September 2007 Quick Links Part II
By Eric Goldman
* Manasher v. NECC Telecom, No. 06-cv-10749 (E.D. Mich. Sept. 18, 2007). NECC included the following language on its invoices: “NECC’s Agreement ‘Disclosure and Liabilities’ can be found online at www.necc.us or you could request a copy by calling us at (800) 766 2642.” Not surprisingly, an arbitration clause in the referenced document wasn’t incorporated into the contract because (among other deficiencies) there was no “call to action” that communicated that the referenced document was part of the agreement. HT: Tom O’Toole.
* Hofer v. The Gap Inc., No. 05-40170 (D. Mass. Sept. 28, 2007). 2 friends decide to vacation together in Jamaica. Friend 1 books the travel arrangements for both of them through Expedia. Friend 2 suffers a personal injury at the resort and wants to hold Expedia liable. Expedia invokes the liability protections in its user agreement, but Friend 2 never consented to or even saw that user agreement. No problem, says the court–Friend 1 was Friend 2′s agent and therefore automatically bound Friend 2 to Expedia’s agreement. For an analogous case involving software installed on a home computer, see here. HT: Tom O’Toole.
* Video Professor, Inc. v. Doe (D. Colo.). Video Professor believes a bunch of individuals are committing false advertising, disparagement and other torts by bashing Video Professor’s products. Video Professor knows it can’t sue the intermediaries per 47 USC 230, so instead it’s seeking subpoenas to unmask the gripers. This lawsuit seems misarchitected from a legal standpoint (at least, the Lanham Act portions), but it’s also a really bad idea from a business standpoint–the chance of this lawsuit rehabilitating their online reputation is near-zero, and the chance of raising the profile of the gripers’ comments in the search engines is near-one. Fortunately, Paul Levy is fighting back. HT: Consumer Law & Policy Blog.
* Michael Erdman reports that the Chicago Lawyers Committee v. Craigslist appeal is moving again. For a while, the case was deliberately sitting idle at the Seventh Circuit, presumably to facilitate settlement, but the Seventh Circuit has now issued a briefing schedule.
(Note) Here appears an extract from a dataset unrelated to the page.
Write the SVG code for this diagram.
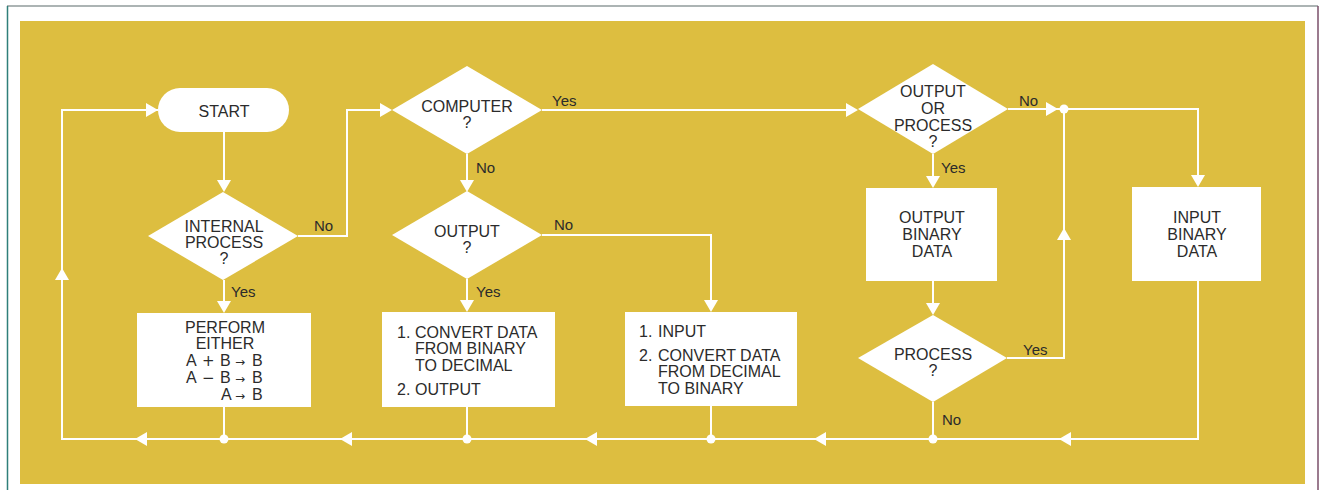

* Gary Price reports on the move in Wikipedia Germany to have all page edits reviewed by “trusted editors.” More on this from the New Scientist. Yet more evidence that Wikipedia is looking increasingly like other editorially controlled content databases.
* News.com: 9 Fun Ways Web 2.0 Startups Can Commit Legal Suicide
* Jayne v. Google Internet Search Engine Founders, 2007 WL 2852383 (M.D. Pa. Sept. 27, 2007). This was a ridiculous pro se lawsuit that the court easily dismisses on its face. The interesting aspect is that the court says that Google isn’t a state actor. This isn’t the first court to say so, but it reinforces that Google and other search engines aren’t subject to Constitutional restrictions.
* MediaPost: Personalized search results expand the number of search results that users look at and strongly improve clickthrough rate.
* I missed this when it was first filed: Interactive Media Entertainment & Gaming Association v. Gonzales (D.N.J. complaint filed June 5, 2007), a First Amendment challenge to the Unlawful Internet Gambling Enforcement Act of 2006.
* American Booksellers Foundation for Free Expression v. Strickland, 2007 WL 2783678 (S.D. Ohio Sept. 24, 2007). Another state level anti-Internet porn law was struck down (this time in Ohio), but only on First Amendment grounds. Influenced by the upholding of state anti-spam laws, the court rejects a challenge to the law on dormant commerce clause grounds. This is a rare opinion saying that a baby CDA state law didn’t violate the DCC.